En una entrevista este fin de semana, el senador Juan Ignacio Latorre sostuvo que el resultado del plebiscito puede ser similar al de la segunda vuelta presidencial de diciembre pasado y que, si hay que conversar reformas al texto de la nueva Constitución, sólo se debería realizar a partir del 5 de septiembre. Las palabras de Latorre revelan de un modo preocupante como estamos dejando de lado el texto propuesto y transformando el plebiscito de salida en una contienda electoral de apoyo al Gobierno.
Transitar por ese camino tiene dos inconvenientes. Por un lado, desnaturaliza el plebiscito constitucional como una instancia de decisión democrática sobre la propuesta elaborada por la Convención y, por la otra, expone al Gobierno, en caso de que triunfe el rechazo, a una contingencia difícil de administrar para su agenda de reformas.
Quizá no esté demás recordar que lo que finalmente votaremos en septiembre es si el texto propuesto satisface los fines que persigue una Constitución. Es decir, los valores y principios comunes que una sociedad diversa decide declarar como esenciales, los derechos que nos reconocemos, la manera en que concebimos el ejercicio de la democracia y las formas en que distribuimos el poder.

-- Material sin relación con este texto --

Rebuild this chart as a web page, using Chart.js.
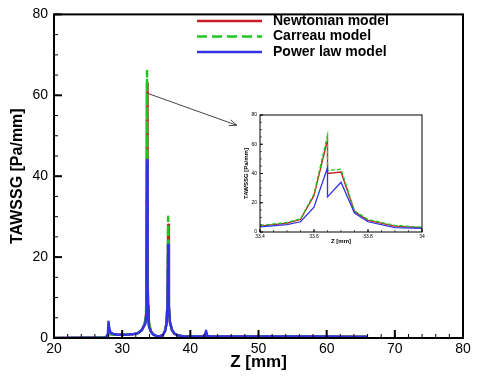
<!DOCTYPE html>
<html><head><meta charset="utf-8">
<script src="https://cdn.jsdelivr.net/npm/chart.js@4.4.0/dist/chart.umd.min.js"></script>
<style>
html,body{margin:0;padding:0;background:#fff;}
#wrap{position:relative;width:480px;height:377px;}
canvas{position:absolute;}
</style>
</head><body>
<div id="wrap">
<canvas id="main" width="480" height="377" style="left:0;top:0"></canvas>
<canvas id="inset" width="196" height="144" style="left:234px;top:106px"></canvas>
</div>
<script>
// ---- data ----
const seriesNames = ['Newtonian model', 'Carreau model', 'Power law model'];
const seriesColors = ['#c81e28', '#1ec81e', '#3232e6'];

const zMain = [20, 27.6, 27.9, 28.0, 28.1, 28.3, 28.7, 29.5, 30.5, 31.5, 32.3, 32.9, 33.2, 33.4, 33.5, 33.55, 33.6, 33.65, 33.7, 33.75, 33.8, 33.9, 34.0, 34.2, 34.5, 35.0, 35.5, 36.0, 36.3, 36.5, 36.65, 36.75, 36.85, 37.0, 37.3, 37.7, 38.3, 39, 40, 41, 42.1, 42.3, 42.5, 43, 45, 48, 51, 54, 57, 60, 63, 66];
const newtonMain = [0, 0.1, 0.4, 1.2, 1.5, 1.0, 0.8, 0.8, 0.8, 0.9, 1.2, 2.0, 3.0, 4, 6, 8.5, 25, 63, 41, 14, 8, 4, 3, 1.8, 1.0, 0.5, 0.4, 0.8, 1.8, 3.5, 8, 28, 8, 4, 2, 1.0, 0.6, 0.4, 0.4, 0.4, 0.4, 1.0, 0.5, 0.4, 0.4, 0.4, 0.4, 0.35, 0.35, 0.35, 0.3, 0.3];
const carreauMain = [0, 0.1, 0.4, 1.2, 1.5, 1.0, 0.8, 0.8, 0.8, 0.9, 1.2, 2.0, 3.0, 4.5, 6.5, 9, 26, 66, 43, 14.5, 8.5, 4.5, 3.2, 1.9, 1.0, 0.5, 0.4, 0.8, 1.8, 3.6, 8.5, 30, 8.5, 4, 2, 1.0, 0.6, 0.4, 0.4, 0.4, 0.4, 1.0, 0.5, 0.4, 0.4, 0.4, 0.4, 0.35, 0.35, 0.35, 0.3, 0.3];
const powerMain = [0, 0.1, 1.0, 4.0, 2.5, 1.3, 1.0, 0.8, 0.8, 0.9, 1.2, 2.0, 3.0, 3.5, 5, 7, 17, 44, 34, 13, 7, 3, 2.5, 1.6, 0.9, 0.5, 0.4, 0.8, 1.8, 3.5, 8, 23, 8, 4, 2, 1.0, 0.6, 0.4, 0.4, 0.4, 0.4, 1.8, 0.5, 0.4, 0.4, 0.4, 0.4, 0.35, 0.35, 0.35, 0.3, 0.3];
const xTicksMain = [20, 30, 40, 50, 60, 70, 80];
const yTicksMain = [0, 20, 40, 60, 80];

const zInset = [33.4, 33.5, 33.55, 33.6, 33.65, 33.65, 33.7, 33.75, 33.8, 33.9, 34.0];
const newtonInset = [4, 6, 8.5, 25, 63, 40, 41, 14, 8, 4, 3];
const carreauInset = [4.5, 6.5, 9, 26, 66, 42, 43, 14.5, 8.5, 4.5, 3.2];
const powerInset = [3.5, 5, 7, 17, 44, 24, 34, 13, 7, 3, 2.5];
const xTicksInset = [33.4, 33.6, 33.8, 34];
const yTicksInset = [0, 20, 40, 60, 80];

// ---- setup ----
Chart.defaults.font.family = "'Liberation Sans', Arial, sans-serif";
Chart.defaults.color = '#000';

function pts(xs, ys) { return xs.map((x, i) => ({x: x, y: ys[i]})); }

const framePlugin = {
  id: 'frame',
  afterDraw(chart, args, o) {
    const {ctx, chartArea: a} = chart;
    const x = chart.scales.x, y = chart.scales.y;
    ctx.save();
    ctx.strokeStyle = '#000';
    const tick = (axis, step, len, width) => {
      const sc = axis === 'x' ? x : y;
      const n = Math.round((sc.max - sc.min) / step);
      ctx.lineWidth = width;
      for (let i = 0; i <= n; i++) {
        const v = sc.min + i * step;
        const p = sc.getPixelForValue(v);
        ctx.beginPath();
        if (axis === 'x') { ctx.moveTo(p, a.bottom); ctx.lineTo(p, a.bottom - len); }
        else { ctx.moveTo(a.left, p); ctx.lineTo(a.left + len, p); }
        ctx.stroke();
      }
    };
    tick('x', o.xMinor, o.minorLen, o.minorW);
    tick('y', o.yMinor, o.minorLen, o.minorW);
    tick('x', o.xMajor, o.majorLen, o.majorW);
    tick('y', o.yMajor, o.majorLen, o.majorW);
    ctx.lineWidth = o.border;
    ctx.strokeRect(a.left, a.top, a.right - a.left, a.bottom - a.top);
    ctx.restore();
  }
};

const legendPlugin = {
  id: 'customLegend',
  afterDraw(chart, args, o) {
    if (!o.show) return;
    const ctx = chart.ctx;
    ctx.save();
    chart.data.datasets.forEach((ds, i) => {
      const yy = o.y0 + i * o.dy;
      ctx.strokeStyle = ds.borderColor;
      ctx.lineWidth = 2.5;
      ctx.setLineDash(ds.borderDash && ds.borderDash.length ? [10, 5] : []);
      ctx.beginPath(); ctx.moveTo(o.x0, yy); ctx.lineTo(o.x1, yy); ctx.stroke();
      ctx.setLineDash([]);
      ctx.fillStyle = '#000';
      ctx.font = "bold 14px 'Liberation Sans', Arial, sans-serif";
      ctx.textBaseline = 'middle';
      ctx.fillText(ds.label, o.tx, yy);
    });
    ctx.restore();
  }
};

const arrowPlugin = {
  id: 'arrow',
  afterDraw(chart, args, o) {
    if (!o.show) return;
    const {ctx} = chart;
    const x = chart.scales.x, y = chart.scales.y;
    const x0 = x.getPixelForValue(o.from[0]), y0 = y.getPixelForValue(o.from[1]);
    const x1 = x.getPixelForValue(o.to[0]), y1 = y.getPixelForValue(o.to[1]);
    ctx.save();
    ctx.strokeStyle = '#444';
    ctx.lineWidth = 1;
    ctx.beginPath(); ctx.moveTo(x0, y0); ctx.lineTo(x1, y1); ctx.stroke();
    const ang = Math.atan2(y1 - y0, x1 - x0);
    const L = 8;
    ctx.beginPath();
    ctx.moveTo(x1 - L * Math.cos(ang - 0.4), y1 - L * Math.sin(ang - 0.4));
    ctx.lineTo(x1, y1);
    ctx.lineTo(x1 - L * Math.cos(ang + 0.4), y1 - L * Math.sin(ang + 0.4));
    ctx.stroke();
    ctx.restore();
  }
};

function makeDatasets(xs, a, b, c, lw, dash) {
  return [
    {label: seriesNames[0], data: pts(xs, a), borderColor: seriesColors[0], borderWidth: lw, order: 3},
    {label: seriesNames[1], data: pts(xs, b), borderColor: seriesColors[1], borderWidth: lw, borderDash: dash, order: 2},
    {label: seriesNames[2], data: pts(xs, c), borderColor: seriesColors[2], borderWidth: lw, order: 1}
  ];
}

// ---- main chart ----
new Chart(document.getElementById('main'), {
  type: 'line',
  data: {datasets: makeDatasets(zMain, newtonMain, carreauMain, powerMain, 2.5, [10, 4])},
  options: {
    responsive: false, animation: false, devicePixelRatio: 1,
    layout: {padding: {top: 8, right: 17, left: 0, bottom: 0}},
    elements: {point: {radius: 0}, line: {tension: 0, borderJoinStyle: 'round'}},
    plugins: {
      legend: {display: false}, tooltip: {enabled: false},
      frame: {xMajor: 10, xMinor: 2, yMajor: 20, yMinor: 5, majorLen: 8, minorLen: 4, majorW: 2, minorW: 1, border: 2},
      customLegend: {show: true, x0: 197, x1: 262, tx: 273, y0: 21, dy: 15.5},
      arrow: {show: true, from: [33.7, 60.5], to: [46.8, 52.6]}
    },
    scales: {
      x: {
        type: 'linear', min: 20, max: 80,
        afterBuildTicks: s => { s.ticks = xTicksMain.map(v => ({value: v})); },
        ticks: {font: {size: 14}, padding: 3, maxRotation: 0, color: '#000'},
        grid: {display: false, drawTicks: false}, border: {display: false},
        title: {display: true, text: 'Z [mm]', font: {size: 17, weight: 'bold'}, color: '#000', padding: {top: 0, bottom: 4}},
        afterFit: s => { s.height = 39; }
      },
      y: {
        type: 'linear', min: 0, max: 80,
        afterBuildTicks: s => { s.ticks = yTicksMain.map(v => ({value: v})); },
        ticks: {font: {size: 14}, padding: 6, color: '#000'},
        grid: {display: false, drawTicks: false}, border: {display: false},
        title: {display: true, text: 'TAWSSG [Pa/mm]', font: {size: 16, weight: 'bold'}, color: '#000', padding: {top: 8, bottom: 0}},
        afterFit: s => { s.width = 54; }
      }
    }
  },
  plugins: [framePlugin, legendPlugin, arrowPlugin]
});

// ---- inset chart ----
new Chart(document.getElementById('inset'), {
  type: 'line',
  data: {datasets: makeDatasets(zInset, newtonInset, carreauInset, powerInset, 1.3, [4, 2])},
  options: {
    responsive: false, animation: false, devicePixelRatio: 1,
    layout: {padding: {top: 9, right: 8, left: 0, bottom: 0}},
    elements: {point: {radius: 0}, line: {tension: 0}},
    plugins: {
      legend: {display: false}, tooltip: {enabled: false},
      frame: {xMajor: 0.2, xMinor: 0.05, yMajor: 20, yMinor: 5, majorLen: 3, minorLen: 2, majorW: 1, minorW: 0.6, border: 1},
      customLegend: {show: false}, arrow: {show: false}
    },
    scales: {
      x: {
        type: 'linear', min: 33.4, max: 34,
        afterBuildTicks: s => { s.ticks = xTicksInset.map(v => ({value: v})); },
        ticks: {font: {size: 5}, padding: 2, maxRotation: 0, color: '#000', callback: v => String(+v.toFixed(1))},
        grid: {display: false, drawTicks: false}, border: {display: false},
        title: {display: true, text: 'Z [mm]', font: {size: 6, weight: 'bold'}, color: '#000', padding: {top: 0, bottom: 5}},
        afterFit: s => { s.height = 18; }
      },
      y: {
        type: 'linear', min: 0, max: 80,
        afterBuildTicks: s => { s.ticks = yTicksInset.map(v => ({value: v})); },
        ticks: {font: {size: 5}, padding: 3, color: '#000'},
        grid: {display: false, drawTicks: false}, border: {display: false},
        title: {display: true, text: 'TAWSSG [Pa/mm]', font: {size: 6, weight: 'bold'}, color: '#000', padding: {top: 9, bottom: 0}},
        afterFit: s => { s.width = 26; }
      }
    }
  },
  plugins: [framePlugin]
});
</script>
</body></html>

Por eso, la Constitución —pareciera conveniente no olvidarlo— es un artefacto que tiene fines prácticos, pero también representa un símbolo de lo que somos y deseamos para el futuro.
Así las cosas, confundir un plebiscito constitucional con la lealtad de una elección presidencial es arriesgar demasiado. Si el senador Latorre busca que el apruebo tenga alguna oportunidad el 4 de septiembre, lo razonable no es interpelar a los leales al gobierno, sino persuadir —incluso a quienes no simpatizan con la actual administración— de que la propuesta de nueva Constitución es un texto que cumple el fin práctico y simbólico: permite que la democracia constitucional funcione razonablemente bien para los desafíos que enfrentamos. De lo contrario, las normas propuestas se disiparán en medio de una refriega electoral que nada tiene que ver con su contenido.
Por lo mismo, postergar el compromiso de reformas para después del plebiscito carece de sentido. Cuando existe un relativo consenso que la diferencia más significativa entre las opciones apruebo y rechazo se define en cuál tiene mayor credibilidad para implementar una agenda de reformas en caso de triunfar, omitir la posibilidad de una discusión previa sobre algunos cambios necesarios al texto propuesto, para garantizar una adecuada implementación, es una postergación peligrosa. En especial si algunos dirigentes de los partidos de gobierno han decidido llevar el plebiscito a una especie de referéndum de apoyo al Presidente.